Source: Beer and sunshine amid deepening gloom in Harare – WisdenIndia June 13, 2016
“I’m not really looking forward to the India tour,” a friend in Harare emailed last month. “We’ll likely lose, adding another layer of despair to the giant s*** sandwich Zimbos are munching on at the mo. Still… beer! Cricket! Cool, sunny days!”
It’s fair to say that the prediction has come to pass. Despite playing against an Indian side that is barely recognisable to anyone outside India, Zimbabwe have slumped to heavy defeats, with the second match requiring less than 62 overs to be wrapped up.
As the Indians began their chase before lunch on Monday (June 13), the silence around the empty ground was broken by a series of loud whistles at the end of Harare Sports Club that is always inhabited by Zimbabwe’s most ardent fans, who call themselves the Zimbabwe Cricket Supporters Union (ZCSU). With a chairman and a secretary, they take themselves seriously and have been known to put out statements – most recently when Zimbabwe Cricket announced their latest round of changes. Generally, they are a noisy, passionate group, and when Zimbabwe do well, the singing and dancing creates an atmosphere as good as anywhere in the world.

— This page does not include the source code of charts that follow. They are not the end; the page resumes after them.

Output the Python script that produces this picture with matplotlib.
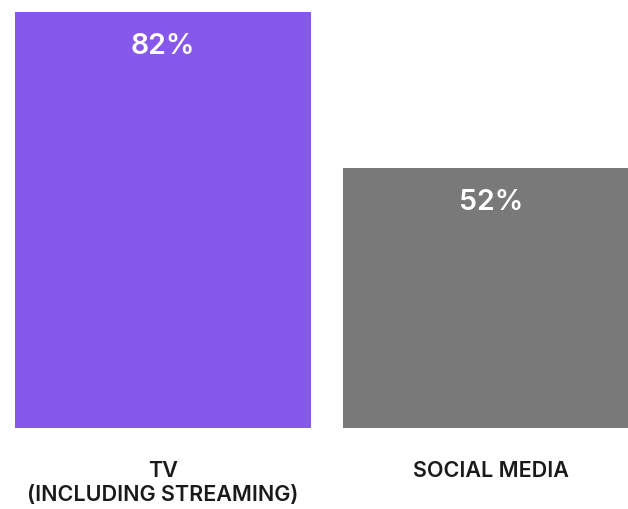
import matplotlib.pyplot as plt

categories = ['TV\n(INCLUDING STREAMING)', 'SOCIAL MEDIA']
values = [82, 52]
colors = ['#8658EB', '#797979']

plt.rcParams['font.family'] = ['Inter', 'DejaVu Sans']

fig = plt.figure(figsize=(6.28, 5.09), dpi=100)
ax = fig.add_axes([15 / 628, 81 / 509, 613 / 628, 416 / 509])

x = range(len(values))
ax.bar(x, values, width=0.902, color=colors)
ax.set_xlim(-0.451, 1.418)
ax.set_ylim(2, 82)

for xi, v in zip(x, values):
    ax.annotate(f'{v}%', (xi, v), xytext=(0, -25), textcoords='offset points',
                ha='center', va='center', color='white', fontsize=20.5,
                fontweight='semibold')
    ax.annotate(categories[xi], (xi, 2), xytext=(0, -23.5), textcoords='offset points',
                ha='center', va='top', color='#1a1a1a', fontsize=15.5,
                fontweight='semibold', linespacing=1.3, annotation_clip=False)

ax.axis('off')
fig.savefig('out.png', dpi=100)
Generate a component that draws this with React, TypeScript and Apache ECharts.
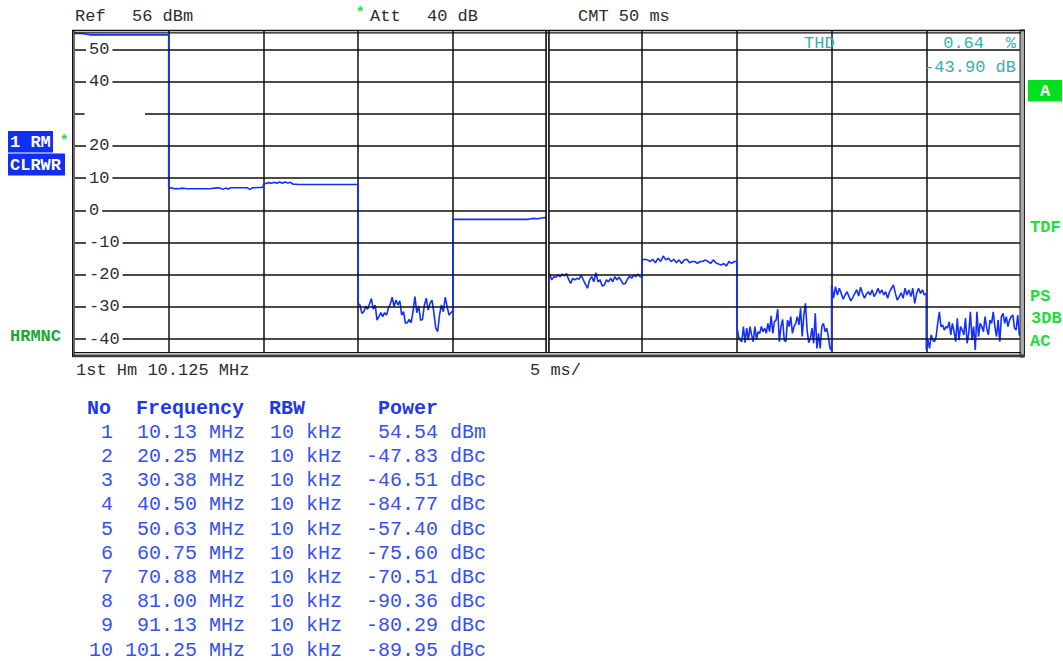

But on Monday, they were not happy, and the target of their ire was the players. “Zim cricket players should be arrested and face TREASON!!” read one banner. Another said: “We cannot support disaster, catastrophe and quagmire of epic proportions.”
Usually the ZCSU conducts business from Castle Corner, which they even list as their address on official-looking statements, but on the day, they had abandoned their post and moved to a nearby stand as part of their protest. In their place, they left a lonely placard reading: “What a shame”. Under cloudy skies on a miserable winter’s day, it cut a lonely picture.
“We have changed the administrators, the selectors and the coaches. Now we need to change the players,” said one of the supporters. That seemed to be the common consensus among the crowd of around 30, many of who play club cricket around Harare. The decision to sack Dav Whatmore was also a bone of contention.
On the walk back around the ground, we encountered a dreadlocked fan. “What are you doing talking to those clowns?” asks Nyasha. He points out that the players can hardly be vilified in such a manner when the country itself is crumbling around them, and the domestic cricket structure is so poor. He has only recently returned from Canada, but seems to have summed up the situation well.
Between 2009 and 2012, when a government of national unity came in and the US dollar was adopted as official currency, Zimbabwe rallied and so did its cricket. But over the past four years the country has returned to a slow state of decay. So has its cricket.
That has been accelerated in the past few months, when a chronic shortage of cash around the country has exacerbated the lack of economic activity. Long queues have formed outside banks and ATMs, some of which now dispense as little as US$ 20 at a time. The crisis has eased slightly now that we are in the middle of the month and salaries have been paid, but on Friday, I witnessed a queue outside a bank in the middle of town. Later that day, one of the television producers who was shooting ‘colour pieces’ in town for the cricket broadcast was stopped and questioned by police for filming a similar queue.
The government has responded to the cash issue by announcing that they will introduce ‘bond notes’, but locals fear that these will be no better than the Zimbabwe dollar, which achieved world record levels of hyper-inflation in 2008. The running joke on social media was that these ‘bond notes’ were just Zimbabwe dollars that had gone to private school.
These difficulties were what the friend was referring to in his email. The economic decay can be seen in the usual places, such as the potholed roads and the empty shops around town. Those without employment mill around, or join the ranks of the informal sector. At every intersection there is at least one person trying to sell airtime for your phone, flags or selfie sticks. Whilst having lunch at a respectable hotel in town on Friday, a man approached to ask for money so that he could phone his relatives abroad and request a money transfer. Times are tight.
But in time honoured Zimbabwe fashion – as the email suggested – there is also a jovial atmosphere to be found in some places. Saturday’s game saw the ground around three-quarters full, and afterwards the pub at Harare Sports Club was carnage as even more people piled in. There was barely space to stand as a DJ thumped out his tunes and liquor flowed. No matter how bleak the going may be, the Zimbabwean desire for beer and good times in the sun never fails.